Voici les 13 villages à retrouver :
Bodange, Burnon, Fauvillers, Hollange, Honville, Hotte, Malmaison, Menufontaine, Sainlez, Strainchamps, Tintange, Warnach, Wisembach.
1. La propriété dans la vallée : | ………………………… |
2. La villa sur le sommet : | ………………………… |
3. La propriété de « Bodo » ou la vacherie : | ………………………… |
4. Le ruisseau dans la prairie : | ………………………… |
5. Le hêtre isolé ou les hêtres : | ………………………… |
6. La villa de Hotto : | ………………………… |
7. La propriété de Tinto : | ………………………… |
8. La petite fontaine ou village des Hommes : | ………………………… |
9. La villa du hêtre ou la villa de « Feitus » : | ………………………… |
10. La ferme de la fontaine : | ………………………… |
11. Le lieu pierreux ou la maison sur les hauteurs : | ………………………… |
12. La maison des malades ou le relais : | ………………………… |
13. Le champ de la Sûre ou le champ de la Strange : | ………………………… |
- Hollange : hol ou holl dans les parlers germaniques (teuton) désigne le creux, la cavité ; le suffixe ingen ou ange désigne la propriété ou la maison.
- Honville : hon dans les parlers germaniques désigne une situation élevée, il signifie « haut ».
- Bodange : Bod vient du nom propre Bodo, qui désigne un propriétaire
terrien ; une autre hypothèse relie le village à la racine Biev, « la vacherie », de buvou bu, « la vache ».
- Wisembach : le nom du village vient de l’allemand wies, « la prairie » et de bach, « le ruisseau », cela colle très bien à la situation du village et c’est aussi le nom d’un ruisseau qui le traverse, la Wisbich.
- Sainlez : le nom du village vient de l’allemand sanner, dérivé de sonner qui désigne un hêtre isolé, ce qui explique le nom du village en 1624, Senlez les Hesses.
- Hotte : Hotto devait être un des fondateurs du village ou un propriétaire de domaine, à moins que le nom ne vienne de Ha ou hat, en moyen allemand, qui signifie « haut ».
- Tintange : Tint est le diminutif de Tinto, un propriétaire terrien, et le suffixe germanique ingen ou angedésigne le domaine.
- Menufontaine : en français, une menue fontaine est une « petite » fontaine ; une autre hypothèse rattacherait le nom au germanique Mondorf où mon ou man désigne « l’homme » et dorf, « le village ».
- Fauvillers : Feitweiler en allemand désigne « la villa de Feitus », un riche propriétaire terrien qui aurait donné son nom au village ; une autre étymologie rattache le nom à « Fagus », le hêtre en latin.
- Burnon : d’origine celte et germanique, Bur ou bour (comme dans Hahnebour ou Misbour) désigne la fontaine, On dérive de hoven, « la ferme ».
- Warnach : la racine d’origine celte war signifie « sur » ou « au-dessus »
et nach désigne la demeure ; si le nom dérive de karnacus, où karn désigne la pierre ou la roche, il faut plutôt y voir « le lieu pierreux ».
- Malmaison : le nom du village, qui était situé le long de la voie romaine Arlon-Tongres, désigne soit une maladrerie, soit – d’après l’abbé Sulbout – un relais, une mala mansio en latin.
- Strainchamps : le nom du village serait une contraction de Strange-champs.

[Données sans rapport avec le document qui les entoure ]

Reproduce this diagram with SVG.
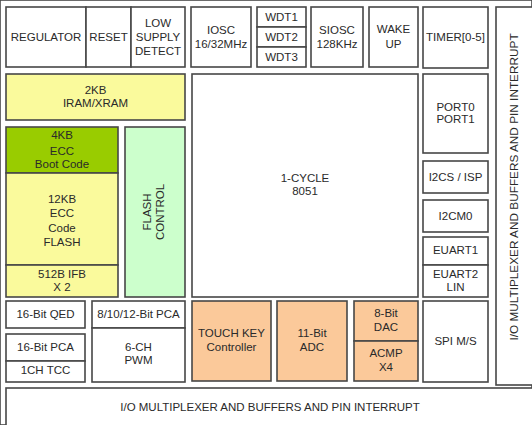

Le nom allemand est Sauerfeld, soit « le champ de la Sûre ».
VI. Découvre-t-on encore des vestiges aujourd’hui dans notre commune ?

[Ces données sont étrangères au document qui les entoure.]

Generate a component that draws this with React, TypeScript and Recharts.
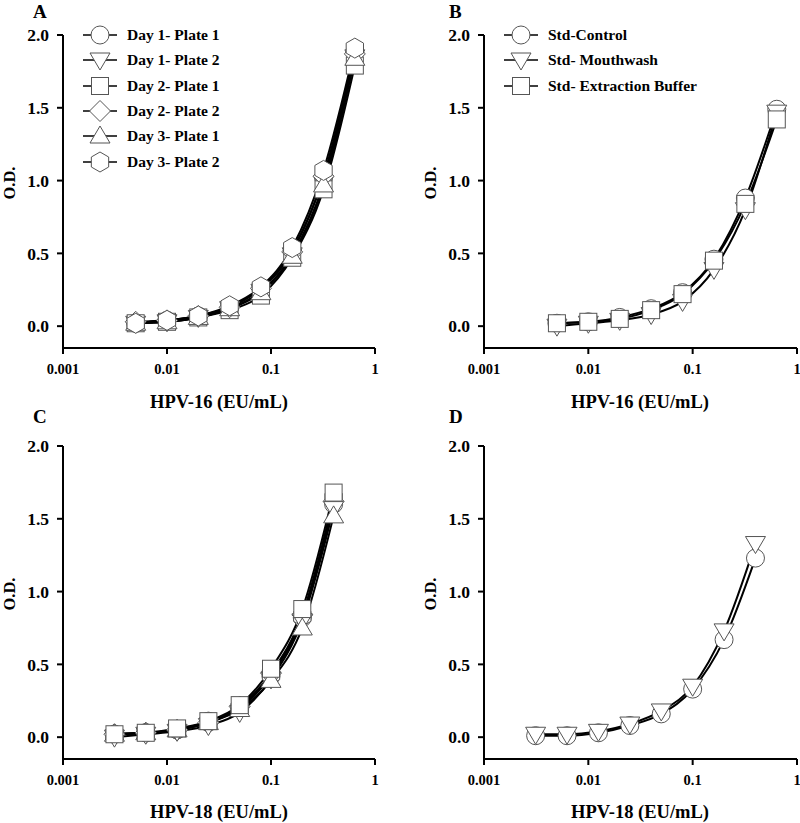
import React from 'react';
import { LineChart, Line, XAxis, YAxis, Legend } from 'recharts';

// ---------- data ----------
const concHPV16 = [0.005, 0.01, 0.02, 0.04, 0.08, 0.16, 0.32, 0.64];
const concHPV18 = [0.003125, 0.00625, 0.0125, 0.025, 0.05, 0.1, 0.2, 0.4];

const xTicks = [0.001, 0.01, 0.1, 1];
const yTicks = [0, 0.5, 1.0, 1.5, 2.0];

const namesA = ['Day 1- Plate 1', 'Day 1- Plate 2', 'Day 2- Plate 1', 'Day 2- Plate 2', 'Day 3- Plate 1', 'Day 3- Plate 2'];
const shapesA = ['circle', 'triangleDown', 'square', 'diamond', 'triangleUp', 'hexagon'];
const a_d1p1 = [0.02, 0.04, 0.07, 0.13, 0.26, 0.52, 1.02, 1.88];
const a_d1p2 = [0.02, 0.03, 0.06, 0.12, 0.24, 0.49, 0.98, 1.85];
const a_d2p1 = [0.02, 0.03, 0.06, 0.11, 0.21, 0.47, 0.94, 1.79];
const a_d2p2 = [0.03, 0.04, 0.07, 0.13, 0.26, 0.51, 1.03, 1.87];
const a_d3p1 = [0.02, 0.03, 0.06, 0.12, 0.23, 0.48, 0.97, 1.84];
const a_d3p2 = [0.02, 0.04, 0.07, 0.14, 0.27, 0.54, 1.07, 1.91];

const namesB = ['Std-Control', 'Std- Mouthwash', 'Std- Extraction Buffer'];
const shapesB = ['circle', 'triangleDown', 'square'];
const b_control = [0.02, 0.03, 0.06, 0.12, 0.23, 0.46, 0.88, 1.49];
const b_mouthwash = [0.0, 0.02, 0.04, 0.08, 0.17, 0.39, 0.8, 1.47];
const b_buffer = [0.02, 0.03, 0.05, 0.11, 0.22, 0.45, 0.84, 1.42];

const namesC = ['Day 1- Plate 1', 'Day 3- Plate 2', 'Day 2- Plate 2', 'Day 1- Plate 2', 'Day 3- Plate 1', 'Day 2- Plate 1'];
const shapesC = ['circle', 'hexagon', 'diamond', 'triangleDown', 'triangleUp', 'square'];
const c_d1p1 = [0.02, 0.03, 0.05, 0.11, 0.2, 0.42, 0.82, 1.6];
const c_d3p2 = [0.02, 0.03, 0.05, 0.1, 0.2, 0.43, 0.83, 1.64];
const c_d2p2 = [0.02, 0.03, 0.05, 0.1, 0.21, 0.44, 0.84, 1.62];
const c_d1p2 = [0.0, 0.02, 0.04, 0.08, 0.17, 0.4, 0.8, 1.57];
const c_d3p1 = [0.02, 0.03, 0.05, 0.1, 0.19, 0.39, 0.75, 1.52];
const c_d2p1 = [0.02, 0.03, 0.06, 0.11, 0.22, 0.47, 0.88, 1.68];

const namesD = ['Std-Control', 'Std- Mouthwash'];
const shapesD = ['circle', 'triangleDown'];
const d_control = [0.01, 0.01, 0.03, 0.08, 0.16, 0.33, 0.67, 1.23];
const d_mouthwash = [0.02, 0.02, 0.04, 0.09, 0.18, 0.35, 0.73, 1.33];

const buildRows = (conc: number[], series: number[][]) =>
  conc.map((x, i) => {
    const row: Record<string, number> = { x };
    series.forEach((s, k) => {
      row['s' + k] = s[i];
    });
    return row;
  });

// ---------- styles ----------
const FONT = '"Liberation Serif", "Times New Roman", serif';

function Marker({ shape, cx, cy }: { shape: string; cx: number; cy: number }) {
  const st = { fill: '#fff', stroke: '#555', strokeWidth: 1 };
  if (cx == null || cy == null || isNaN(cx) || isNaN(cy)) return null;
  switch (shape) {
    case 'circle':
      return <circle cx={cx} cy={cy} r={9} {...st} />;
    case 'square':
      return <rect x={cx - 8.5} y={cy - 8.5} width={17} height={17} {...st} />;
    case 'triangleDown':
      return <polygon points={`${cx - 10},${cy - 7} ${cx + 10},${cy - 7} ${cx},${cy + 10}`} {...st} />;
    case 'triangleUp':
      return <polygon points={`${cx - 10},${cy + 7} ${cx + 10},${cy + 7} ${cx},${cy - 10}`} {...st} />;
    case 'diamond':
      return <polygon points={`${cx},${cy - 10.5} ${cx + 10.5},${cy} ${cx},${cy + 10.5} ${cx - 10.5},${cy}`} {...st} />;
    case 'hexagon': {
      const r = 10;
      const pts = [-90, -30, 30, 90, 150, 210]
        .map((a) => {
          const t = (a * Math.PI) / 180;
          return `${cx + r * Math.cos(t)},${cy + r * Math.sin(t)}`;
        })
        .join(' ');
      return <polygon points={pts} {...st} />;
    }
    default:
      return null;
  }
}

function makeLegend(names: string[], shapes: string[]) {
  return (props: any) => {
    const payload = [...(props.payload || [])].sort(
      (p: any, q: any) => names.indexOf(p.value) - names.indexOf(q.value)
    );
    return (
      <div style={{ fontFamily: FONT, fontWeight: 'bold', fontSize: 15.5, color: '#000' }}>
        {payload.map((entry: any, i: number) => {
          const idx = names.indexOf(entry.value);
          const shape = shapes[idx >= 0 ? idx : i];
          return (
            <div key={i} style={{ display: 'flex', alignItems: 'center', height: 25.3 }}>
              <svg width={34} height={24} style={{ display: 'block' }}>
                <line x1={0} y1={12} x2={34} y2={12} stroke="#000" strokeWidth={1.5} />
                <Marker shape={shape} cx={17} cy={12} />
              </svg>
              <span style={{ marginLeft: 10, whiteSpace: 'nowrap' }}>{entry.value}</span>
            </div>
          );
        })}
      </div>
    );
  };
}

type PanelProps = {
  left: number;
  top: number;
  marginLeft: number;
  marginRight: number;
  rows: Record<string, number>[];
  names: string[];
  shapes: string[];
  showLegend: boolean;
  legendLeft?: number;
};

function Panel({ left, top, marginLeft, marginRight, rows, names, shapes, showLegend, legendLeft }: PanelProps) {
  const axisStroke = { stroke: '#000', strokeWidth: 2 };
  return (
    <div style={{ position: 'absolute', left, top }}>
      <LineChart
        width={400}
        height={410}
        data={rows}
        margin={{ top: 35, right: marginRight, left: marginLeft, bottom: 32 }}
      >
        <XAxis
          dataKey="x"
          type="number"
          scale="log"
          domain={[0.001, 1]}
          allowDataOverflow
          ticks={xTicks}
          tickFormatter={(v: number) => String(v)}
          axisLine={axisStroke}
          tickLine={axisStroke}
          tickSize={6}
          tickMargin={10}
          height={30}
          interval={0}
          tick={{ fill: '#000', fontSize: 14.5, fontWeight: 'bold', fontFamily: FONT }}
        />
        <YAxis
          type="number"
          domain={[-0.15, 2]}
          allowDataOverflow
          ticks={yTicks}
          tickFormatter={(v: number) => v.toFixed(1)}
          axisLine={axisStroke}
          tickLine={axisStroke}
          tickSize={6}
          tickMargin={8}
          width={53}
          interval={0}
          tick={{ fill: '#000', fontSize: 17.5, fontWeight: 'bold', fontFamily: FONT }}
        />
        {showLegend && (
          <Legend
            layout="vertical"
            align="center"
            verticalAlign="middle"
            itemSorter={null as any}
            content={makeLegend(names, shapes)}
            wrapperStyle={{ top: 22.5, left: legendLeft, width: 'auto' }}
          />
        )}
        {names.map((n, k) => (
          <Line
            key={k}
            dataKey={'s' + k}
            name={n}
            type="monotone"
            stroke="#000"
            strokeWidth={2}
            isAnimationActive={false}
            dot={(p: any) => <Marker key={'d' + k + '-' + p.index} shape={shapes[k]} cx={p.cx} cy={p.cy} />}
            activeDot={false}
            legendType="line"
          />
        ))}
      </LineChart>
    </div>
  );
}

const rowsA = buildRows(concHPV16, [a_d1p1, a_d1p2, a_d2p1, a_d2p2, a_d3p1, a_d3p2]);
const rowsB = buildRows(concHPV16, [b_control, b_mouthwash, b_buffer]);
const rowsC = buildRows(concHPV18, [c_d1p1, c_d3p2, c_d2p2, c_d1p2, c_d3p1, c_d2p1]);
const rowsD = buildRows(concHPV18, [d_control, d_mouthwash]);

const textStyle = { fontFamily: FONT, fontWeight: 'bold' as const, fill: '#000' };

export default function App() {
  return (
    <div style={{ position: 'absolute', left: 0, top: 0, width: 800, height: 823, background: '#fff', overflow: 'hidden' }}>
      <Panel left={0} top={0} marginLeft={10} marginRight={25} rows={rowsA} names={namesA} shapes={shapesA} showLegend legendLeft={83} />
      <Panel left={400} top={0} marginLeft={31} marginRight={3} rows={rowsB} names={namesB} shapes={shapesB} showLegend legendLeft={104} />
      <Panel left={0} top={411} marginLeft={10} marginRight={25} rows={rowsC} names={namesC} shapes={shapesC} showLegend={false} />
      <Panel left={400} top={411} marginLeft={31} marginRight={3} rows={rowsD} names={namesD} shapes={shapesD} showLegend={false} />
      <svg width={800} height={823} style={{ position: 'absolute', left: 0, top: 0, pointerEvents: 'none' }}>
        <text x={33} y={18} fontSize={19} {...textStyle}>A</text>
        <text x={449} y={18} fontSize={19} {...textStyle}>B</text>
        <text x={33} y={423} fontSize={19} {...textStyle}>C</text>
        <text x={449} y={423} fontSize={19} {...textStyle}>D</text>

        <text x={219} y={408} fontSize={18.5} textAnchor="middle" {...textStyle}>HPV-16 (EU/mL)</text>
        <text x={640} y={408} fontSize={18.5} textAnchor="middle" {...textStyle}>HPV-16 (EU/mL)</text>
        <text x={219} y={818} fontSize={18.5} textAnchor="middle" {...textStyle}>HPV-18 (EU/mL)</text>
        <text x={640} y={818} fontSize={18.5} textAnchor="middle" {...textStyle}>HPV-18 (EU/mL)</text>

        <text x={15} y={183} fontSize={16.5} textAnchor="middle" transform="rotate(-90 15 183)" {...textStyle}>O.D.</text>
        <text x={436} y={183} fontSize={16.5} textAnchor="middle" transform="rotate(-90 436 183)" {...textStyle}>O.D.</text>
        <text x={15} y={594} fontSize={16.5} textAnchor="middle" transform="rotate(-90 15 594)" {...textStyle}>O.D.</text>
        <text x={436} y={594} fontSize={16.5} textAnchor="middle" transform="rotate(-90 436 594)" {...textStyle}>O.D.</text>
      </svg>
    </div>
  );
}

Oui, récemment, lors du début du chantier de construction de cinq éoliennes entre Warnach et Strainchamps, les fouilles préalables ont permis de découvrir deux puits à Warnach, le long de la Nationale 4.
On sait que la voie romaine passait à cet endroit.
Ces deux puits sont la preuve qu’un village était installé à cet endroit. Mais attention, les deux puits n’avaient pas la même utilité. Le premier permettait de puiser de l’eau, alors que le deuxième servait de toilettes ! C’est ce que les Romains appelaient des latrines.